# Information provided

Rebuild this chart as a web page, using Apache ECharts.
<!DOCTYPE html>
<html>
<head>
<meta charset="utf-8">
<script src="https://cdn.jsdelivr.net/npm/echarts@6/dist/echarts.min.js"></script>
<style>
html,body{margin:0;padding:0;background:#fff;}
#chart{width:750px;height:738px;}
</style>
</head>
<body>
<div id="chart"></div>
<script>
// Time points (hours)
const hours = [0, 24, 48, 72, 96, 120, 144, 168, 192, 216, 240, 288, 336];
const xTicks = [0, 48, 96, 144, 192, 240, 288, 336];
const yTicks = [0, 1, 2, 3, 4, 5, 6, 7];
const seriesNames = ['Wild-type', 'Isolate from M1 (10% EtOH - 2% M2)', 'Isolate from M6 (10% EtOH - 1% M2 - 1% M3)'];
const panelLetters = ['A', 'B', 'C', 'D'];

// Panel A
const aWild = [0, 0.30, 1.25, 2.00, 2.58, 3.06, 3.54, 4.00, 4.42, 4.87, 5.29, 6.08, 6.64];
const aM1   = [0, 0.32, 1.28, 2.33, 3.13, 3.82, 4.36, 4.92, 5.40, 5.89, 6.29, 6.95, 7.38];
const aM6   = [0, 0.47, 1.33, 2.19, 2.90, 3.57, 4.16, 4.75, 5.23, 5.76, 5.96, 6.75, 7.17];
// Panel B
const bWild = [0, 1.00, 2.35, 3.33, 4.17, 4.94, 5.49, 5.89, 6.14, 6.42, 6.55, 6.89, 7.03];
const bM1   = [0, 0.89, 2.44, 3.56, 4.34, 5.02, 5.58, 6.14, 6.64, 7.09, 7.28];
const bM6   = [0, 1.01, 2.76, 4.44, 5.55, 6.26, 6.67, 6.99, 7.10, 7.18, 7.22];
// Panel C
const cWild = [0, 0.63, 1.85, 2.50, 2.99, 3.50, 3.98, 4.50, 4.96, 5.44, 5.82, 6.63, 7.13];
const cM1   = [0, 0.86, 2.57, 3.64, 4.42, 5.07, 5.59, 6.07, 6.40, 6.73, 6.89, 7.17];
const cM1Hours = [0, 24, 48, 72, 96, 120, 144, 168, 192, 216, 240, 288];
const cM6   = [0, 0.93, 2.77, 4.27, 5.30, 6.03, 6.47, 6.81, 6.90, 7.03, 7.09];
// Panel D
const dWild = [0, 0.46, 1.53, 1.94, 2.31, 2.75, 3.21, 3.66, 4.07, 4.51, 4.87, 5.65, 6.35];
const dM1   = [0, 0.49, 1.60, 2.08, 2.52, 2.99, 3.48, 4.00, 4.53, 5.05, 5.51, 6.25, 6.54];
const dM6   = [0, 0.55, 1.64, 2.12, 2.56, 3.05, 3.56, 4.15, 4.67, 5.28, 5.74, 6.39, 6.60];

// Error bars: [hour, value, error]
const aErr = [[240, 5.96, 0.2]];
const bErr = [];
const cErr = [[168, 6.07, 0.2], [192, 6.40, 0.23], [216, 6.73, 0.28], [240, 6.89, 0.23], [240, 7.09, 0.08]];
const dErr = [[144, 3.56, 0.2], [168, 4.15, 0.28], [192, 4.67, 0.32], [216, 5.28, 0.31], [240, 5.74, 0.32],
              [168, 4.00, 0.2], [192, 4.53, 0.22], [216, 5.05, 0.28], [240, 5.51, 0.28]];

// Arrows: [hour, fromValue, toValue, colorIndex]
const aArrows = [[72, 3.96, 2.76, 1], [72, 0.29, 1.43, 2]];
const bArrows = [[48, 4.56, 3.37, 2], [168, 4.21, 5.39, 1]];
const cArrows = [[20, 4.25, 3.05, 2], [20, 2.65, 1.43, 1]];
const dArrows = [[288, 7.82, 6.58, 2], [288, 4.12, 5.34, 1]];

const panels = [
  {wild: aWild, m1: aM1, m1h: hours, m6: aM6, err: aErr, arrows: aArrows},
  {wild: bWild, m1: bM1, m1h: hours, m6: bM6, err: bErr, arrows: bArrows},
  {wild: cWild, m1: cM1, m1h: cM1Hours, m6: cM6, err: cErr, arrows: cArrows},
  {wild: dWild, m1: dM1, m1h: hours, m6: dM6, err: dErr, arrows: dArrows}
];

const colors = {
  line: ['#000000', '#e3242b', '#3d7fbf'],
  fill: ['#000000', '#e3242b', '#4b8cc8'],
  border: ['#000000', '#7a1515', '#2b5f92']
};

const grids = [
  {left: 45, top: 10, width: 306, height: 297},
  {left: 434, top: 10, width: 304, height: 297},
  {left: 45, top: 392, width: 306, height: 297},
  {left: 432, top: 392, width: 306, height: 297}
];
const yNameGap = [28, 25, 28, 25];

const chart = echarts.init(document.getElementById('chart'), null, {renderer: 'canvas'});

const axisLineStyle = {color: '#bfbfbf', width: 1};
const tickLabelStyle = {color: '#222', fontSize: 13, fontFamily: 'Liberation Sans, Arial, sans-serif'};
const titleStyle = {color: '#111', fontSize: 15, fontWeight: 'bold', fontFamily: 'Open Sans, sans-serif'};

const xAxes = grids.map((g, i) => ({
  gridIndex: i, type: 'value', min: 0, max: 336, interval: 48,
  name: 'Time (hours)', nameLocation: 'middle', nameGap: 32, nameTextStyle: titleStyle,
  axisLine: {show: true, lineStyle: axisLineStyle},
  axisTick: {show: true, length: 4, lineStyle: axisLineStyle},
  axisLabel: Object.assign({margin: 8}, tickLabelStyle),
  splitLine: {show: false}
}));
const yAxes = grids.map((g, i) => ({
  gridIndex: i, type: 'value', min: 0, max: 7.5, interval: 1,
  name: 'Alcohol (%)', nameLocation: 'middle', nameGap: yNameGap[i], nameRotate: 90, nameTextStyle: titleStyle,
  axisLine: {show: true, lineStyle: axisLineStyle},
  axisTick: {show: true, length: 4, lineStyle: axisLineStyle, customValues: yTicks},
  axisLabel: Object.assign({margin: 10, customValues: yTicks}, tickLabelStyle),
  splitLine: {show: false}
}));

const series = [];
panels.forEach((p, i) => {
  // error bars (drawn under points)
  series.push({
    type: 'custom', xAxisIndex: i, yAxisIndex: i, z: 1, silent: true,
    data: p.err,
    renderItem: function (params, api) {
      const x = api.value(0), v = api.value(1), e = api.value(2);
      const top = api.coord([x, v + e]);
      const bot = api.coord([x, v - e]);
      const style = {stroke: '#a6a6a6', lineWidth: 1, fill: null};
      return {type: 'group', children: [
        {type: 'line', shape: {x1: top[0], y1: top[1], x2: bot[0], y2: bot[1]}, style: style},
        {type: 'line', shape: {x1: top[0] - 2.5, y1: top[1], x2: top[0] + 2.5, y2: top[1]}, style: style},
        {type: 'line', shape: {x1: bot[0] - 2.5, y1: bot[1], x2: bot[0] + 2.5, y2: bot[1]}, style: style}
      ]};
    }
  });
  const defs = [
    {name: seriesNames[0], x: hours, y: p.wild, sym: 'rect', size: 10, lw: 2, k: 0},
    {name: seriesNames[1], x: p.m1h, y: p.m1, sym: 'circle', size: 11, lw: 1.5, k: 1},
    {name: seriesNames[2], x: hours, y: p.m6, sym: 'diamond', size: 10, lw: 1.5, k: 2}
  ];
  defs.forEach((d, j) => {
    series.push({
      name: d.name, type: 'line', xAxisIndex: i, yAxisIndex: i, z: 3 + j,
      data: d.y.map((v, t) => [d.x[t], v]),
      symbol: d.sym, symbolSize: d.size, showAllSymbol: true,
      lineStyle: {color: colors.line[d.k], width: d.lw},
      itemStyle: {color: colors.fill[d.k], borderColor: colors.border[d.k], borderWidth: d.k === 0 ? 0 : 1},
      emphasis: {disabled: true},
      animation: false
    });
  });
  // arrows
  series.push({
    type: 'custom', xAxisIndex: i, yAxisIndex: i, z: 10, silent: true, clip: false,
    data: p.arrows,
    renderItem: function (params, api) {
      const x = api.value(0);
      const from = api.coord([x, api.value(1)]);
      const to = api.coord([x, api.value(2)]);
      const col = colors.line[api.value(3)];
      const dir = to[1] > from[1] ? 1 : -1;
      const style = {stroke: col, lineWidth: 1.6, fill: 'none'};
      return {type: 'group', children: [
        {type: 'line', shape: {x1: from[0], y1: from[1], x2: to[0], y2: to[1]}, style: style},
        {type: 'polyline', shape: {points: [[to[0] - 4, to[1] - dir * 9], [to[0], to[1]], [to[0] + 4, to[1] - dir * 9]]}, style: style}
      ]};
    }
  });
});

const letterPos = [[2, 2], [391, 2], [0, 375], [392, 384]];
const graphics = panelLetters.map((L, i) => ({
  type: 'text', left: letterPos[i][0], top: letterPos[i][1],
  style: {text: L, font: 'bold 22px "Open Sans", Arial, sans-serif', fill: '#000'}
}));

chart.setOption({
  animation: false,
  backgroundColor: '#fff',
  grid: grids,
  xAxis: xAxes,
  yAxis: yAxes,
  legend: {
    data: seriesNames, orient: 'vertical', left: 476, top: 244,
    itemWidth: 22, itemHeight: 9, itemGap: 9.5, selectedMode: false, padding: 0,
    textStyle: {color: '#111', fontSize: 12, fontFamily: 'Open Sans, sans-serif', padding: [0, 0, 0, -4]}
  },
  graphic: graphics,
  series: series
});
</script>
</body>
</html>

# Exercise details
Begin with the first line of the listing and copy exactly through the line that contains "const panelLetters = ['A', 'B', 'C', 'D'];", please, keeping both ends and leaving out everything after.

# Task result
Rebuild this chart as a web page, using Apache ECharts.
<!DOCTYPE html>
<html>
<head>
<meta charset="utf-8">
<script src="https://cdn.jsdelivr.net/npm/echarts@6/dist/echarts.min.js"></script>
<style>
html,body{margin:0;padding:0;background:#fff;}
#chart{width:750px;height:738px;}
</style>
</head>
<body>
<div id="chart"></div>
<script>
// Time points (hours)
const hours = [0, 24, 48, 72, 96, 120, 144, 168, 192, 216, 240, 288, 336];
const xTicks = [0, 48, 96, 144, 192, 240, 288, 336];
const yTicks = [0, 1, 2, 3, 4, 5, 6, 7];
const seriesNames = ['Wild-type', 'Isolate from M1 (10% EtOH - 2% M2)', 'Isolate from M6 (10% EtOH - 1% M2 - 1% M3)'];
const panelLetters = ['A', 'B', 'C', 'D'];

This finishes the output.